■ What is expected
Leave out the pictures and copy everything else below exactly.

■ Supplied information
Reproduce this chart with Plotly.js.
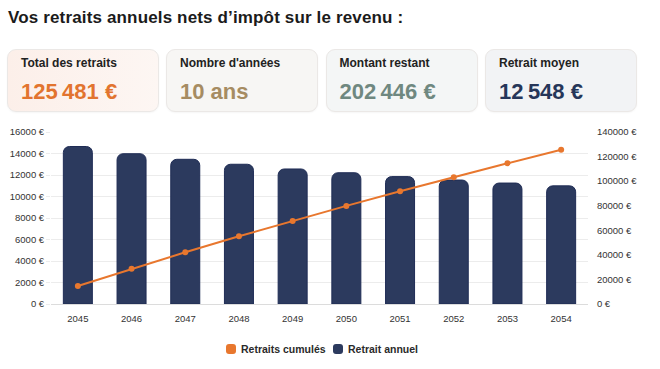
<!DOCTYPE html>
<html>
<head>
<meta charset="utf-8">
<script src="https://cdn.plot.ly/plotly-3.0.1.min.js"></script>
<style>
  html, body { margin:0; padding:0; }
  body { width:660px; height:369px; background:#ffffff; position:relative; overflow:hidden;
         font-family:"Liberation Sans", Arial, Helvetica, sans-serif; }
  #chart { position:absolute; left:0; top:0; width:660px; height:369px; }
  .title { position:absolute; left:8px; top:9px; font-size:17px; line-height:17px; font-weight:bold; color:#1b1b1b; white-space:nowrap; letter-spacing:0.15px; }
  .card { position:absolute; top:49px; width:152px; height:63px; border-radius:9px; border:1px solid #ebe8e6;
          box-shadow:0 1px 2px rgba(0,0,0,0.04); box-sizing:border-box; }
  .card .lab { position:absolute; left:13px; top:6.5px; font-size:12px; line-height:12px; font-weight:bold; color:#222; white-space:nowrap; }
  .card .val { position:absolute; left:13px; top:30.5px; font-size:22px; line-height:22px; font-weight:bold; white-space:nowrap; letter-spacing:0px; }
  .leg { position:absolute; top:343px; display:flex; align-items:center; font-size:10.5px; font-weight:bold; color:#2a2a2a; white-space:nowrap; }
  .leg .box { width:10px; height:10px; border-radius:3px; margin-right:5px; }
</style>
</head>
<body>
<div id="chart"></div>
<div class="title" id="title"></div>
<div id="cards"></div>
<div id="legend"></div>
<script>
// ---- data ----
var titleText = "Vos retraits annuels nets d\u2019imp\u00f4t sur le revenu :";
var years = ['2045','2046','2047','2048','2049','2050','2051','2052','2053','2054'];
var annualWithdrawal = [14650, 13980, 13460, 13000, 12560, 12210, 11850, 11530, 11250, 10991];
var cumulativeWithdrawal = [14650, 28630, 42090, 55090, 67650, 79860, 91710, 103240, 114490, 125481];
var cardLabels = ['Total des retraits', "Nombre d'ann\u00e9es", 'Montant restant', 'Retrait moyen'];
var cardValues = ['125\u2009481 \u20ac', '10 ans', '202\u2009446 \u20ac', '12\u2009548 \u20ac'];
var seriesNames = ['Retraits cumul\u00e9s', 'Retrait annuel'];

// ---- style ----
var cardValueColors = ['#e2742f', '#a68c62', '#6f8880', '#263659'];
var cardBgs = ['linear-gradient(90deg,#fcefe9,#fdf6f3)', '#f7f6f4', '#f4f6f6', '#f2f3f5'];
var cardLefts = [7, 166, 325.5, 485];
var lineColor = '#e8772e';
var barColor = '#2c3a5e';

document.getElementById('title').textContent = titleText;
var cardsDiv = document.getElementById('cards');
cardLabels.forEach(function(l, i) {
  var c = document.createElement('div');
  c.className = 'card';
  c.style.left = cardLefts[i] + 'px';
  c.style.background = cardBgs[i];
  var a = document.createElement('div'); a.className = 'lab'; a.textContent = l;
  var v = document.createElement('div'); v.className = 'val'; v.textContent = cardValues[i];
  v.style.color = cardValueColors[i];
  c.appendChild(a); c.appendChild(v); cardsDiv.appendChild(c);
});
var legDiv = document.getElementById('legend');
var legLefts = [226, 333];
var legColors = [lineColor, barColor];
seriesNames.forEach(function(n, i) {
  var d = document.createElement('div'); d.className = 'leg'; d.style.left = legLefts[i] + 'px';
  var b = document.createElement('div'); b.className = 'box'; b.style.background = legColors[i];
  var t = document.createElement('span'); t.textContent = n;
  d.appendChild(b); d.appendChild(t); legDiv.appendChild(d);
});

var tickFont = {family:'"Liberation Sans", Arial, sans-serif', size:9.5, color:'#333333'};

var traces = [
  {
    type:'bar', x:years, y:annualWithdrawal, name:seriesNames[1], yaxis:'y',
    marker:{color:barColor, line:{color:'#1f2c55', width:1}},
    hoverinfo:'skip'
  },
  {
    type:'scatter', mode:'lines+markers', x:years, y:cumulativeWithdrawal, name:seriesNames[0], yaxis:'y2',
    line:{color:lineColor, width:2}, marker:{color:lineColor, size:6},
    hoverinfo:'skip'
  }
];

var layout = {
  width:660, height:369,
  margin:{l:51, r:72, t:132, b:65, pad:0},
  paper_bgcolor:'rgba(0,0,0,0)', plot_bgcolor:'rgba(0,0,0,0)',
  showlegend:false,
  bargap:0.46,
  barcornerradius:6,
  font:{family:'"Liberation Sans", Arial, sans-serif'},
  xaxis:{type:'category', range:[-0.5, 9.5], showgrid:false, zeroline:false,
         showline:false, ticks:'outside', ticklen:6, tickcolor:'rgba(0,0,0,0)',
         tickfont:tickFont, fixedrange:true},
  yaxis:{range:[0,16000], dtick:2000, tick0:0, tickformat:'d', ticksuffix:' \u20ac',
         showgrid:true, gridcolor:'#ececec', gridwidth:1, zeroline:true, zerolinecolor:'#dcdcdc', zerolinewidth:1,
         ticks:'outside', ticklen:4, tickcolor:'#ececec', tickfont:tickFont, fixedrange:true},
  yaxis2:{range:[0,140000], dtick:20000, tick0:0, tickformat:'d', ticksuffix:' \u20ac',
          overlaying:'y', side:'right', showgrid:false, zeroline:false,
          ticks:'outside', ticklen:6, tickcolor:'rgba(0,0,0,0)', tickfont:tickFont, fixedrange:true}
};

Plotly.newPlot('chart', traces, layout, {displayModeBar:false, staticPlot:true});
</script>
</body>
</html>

■ Output
Reproduce this chart with Plotly.js.
<!DOCTYPE html>
<html>
<head>
<meta charset="utf-8">
<script src="https://cdn.plot.ly/plotly-3.0.1.min.js"></script>
<style>
  html, body { margin:0; padding:0; }
  body { width:660px; height:369px; background:#ffffff; position:relative; overflow:hidden;
         font-family:"Liberation Sans", Arial, Helvetica, sans-serif; }
  #chart { position:absolute; left:0; top:0; width:660px; height:369px; }
  .title { position:absolute; left:8px; top:9px; font-size:17px; line-height:17px; font-weight:bold; color:#1b1b1b; white-space:nowrap; letter-spacing:0.15px; }
  .card { position:absolute; top:49px; width:152px; height:63px; border-radius:9px; border:1px solid #ebe8e6;
          box-shadow:0 1px 2px rgba(0,0,0,0.04); box-sizing:border-box; }
  .card .lab { position:absolute; left:13px; top:6.5px; font-size:12px; line-height:12px; font-weight:bold; color:#222; white-space:nowrap; }
  .card .val { position:absolute; left:13px; top:30.5px; font-size:22px; line-height:22px; font-weight:bold; white-space:nowrap; letter-spacing:0px; }
  .leg { position:absolute; top:343px; display:flex; align-items:center; font-size:10.5px; font-weight:bold; color:#2a2a2a; white-space:nowrap; }
  .leg .box { width:10px; height:10px; border-radius:3px; margin-right:5px; }
</style>
</head>
<body>
<div id="chart"></div>
<div class="title" id="title"></div>
<div id="cards"></div>
<div id="legend"></div>
<script>
// ---- data ----
var titleText = "Vos retraits annuels nets d\u2019imp\u00f4t sur le revenu :";
var years = ['2045','2046','2047','2048','2049','2050','2051','2052','2053','2054'];
var annualWithdrawal = [14650, 13980, 13460, 13000, 12560, 12210, 11850, 11530, 11250, 10991];
var cumulativeWithdrawal = [14650, 28630, 42090, 55090, 67650, 79860, 91710, 103240, 114490, 125481];
var cardLabels = ['Total des retraits', "Nombre d'ann\u00e9es", 'Montant restant', 'Retrait moyen'];
var cardValues = ['125\u2009481 \u20ac', '10 ans', '202\u2009446 \u20ac', '12\u2009548 \u20ac'];
var seriesNames = ['Retraits cumul\u00e9s', 'Retrait annuel'];

// ---- style ----
var cardValueColors = ['#e2742f', '#a68c62', '#6f8880', '#263659'];
var cardBgs = ['linear-gradient(90deg,#fcefe9,#fdf6f3)', '#f7f6f4', '#f4f6f6', '#f2f3f5'];
var cardLefts = [7, 166, 325.5, 485];
var lineColor = '#e8772e';
var barColor = '#2c3a5e';

document.getElementById('title').textContent = titleText;
var cardsDiv = document.getElementById('cards');
cardLabels.forEach(function(l, i) {
  var c = document.createElement('div');
  c.className = 'card';
  c.style.left = cardLefts[i] + 'px';
  c.style.background = cardBgs[i];
  var a = document.createElement('div'); a.className = 'lab'; a.textContent = l;
  var v = document.createElement('div'); v.className = 'val'; v.textContent = cardValues[i];
  v.style.color = cardValueColors[i];
  c.appendChild(a); c.appendChild(v); cardsDiv.appendChild(c);
});
var legDiv = document.getElementById('legend');
var legLefts = [226, 333];
var legColors = [lineColor, barColor];
seriesNames.forEach(function(n, i) {
  var d = document.createElement('div'); d.className = 'leg'; d.style.left = legLefts[i] + 'px';
  var b = document.createElement('div'); b.className = 'box'; b.style.background = legColors[i];
  var t = document.createElement('span'); t.textContent = n;
  d.appendChild(b); d.appendChild(t); legDiv.appendChild(d);
});

var tickFont = {family:'"Liberation Sans", Arial, sans-serif', size:9.5, color:'#333333'};

var traces = [
  {
    type:'bar', x:years, y:annualWithdrawal, name:seriesNames[1], yaxis:'y',
    marker:{color:barColor, line:{color:'#1f2c55', width:1}},
    hoverinfo:'skip'
  },
  {
    type:'scatter', mode:'lines+markers', x:years, y:cumulativeWithdrawal, name:seriesNames[0], yaxis:'y2',
    line:{color:lineColor, width:2}, marker:{color:lineColor, size:6},
    hoverinfo:'skip'
  }
];

var layout = {
  width:660, height:369,
  margin:{l:51, r:72, t:132, b:65, pad:0},
  paper_bgcolor:'rgba(0,0,0,0)', plot_bgcolor:'rgba(0,0,0,0)',
  showlegend:false,
  bargap:0.46,
  barcornerradius:6,
  font:{family:'"Liberation Sans", Arial, sans-serif'},
  xaxis:{type:'category', range:[-0.5, 9.5], showgrid:false, zeroline:false,
         showline:false, ticks:'outside', ticklen:6, tickcolor:'rgba(0,0,0,0)',
         tickfont:tickFont, fixedrange:true},
  yaxis:{range:[0,16000], dtick:2000, tick0:0, tickformat:'d', ticksuffix:' \u20ac',
         showgrid:true, gridcolor:'#ececec', gridwidth:1, zeroline:true, zerolinecolor:'#dcdcdc', zerolinewidth:1,
         ticks:'outside', ticklen:4, tickcolor:'#ececec', tickfont:tickFont, fixedrange:true},
  yaxis2:{range:[0,140000], dtick:20000, tick0:0, tickformat:'d', ticksuffix:' \u20ac',
          overlaying:'y', side:'right', showgrid:false, zeroline:false,
          ticks:'outside', ticklen:6, tickcolor:'rgba(0,0,0,0)', tickfont:tickFont, fixedrange:true}
};

Plotly.newPlot('chart', traces, layout, {displayModeBar:false, staticPlot:true});
</script>
</body>
</html>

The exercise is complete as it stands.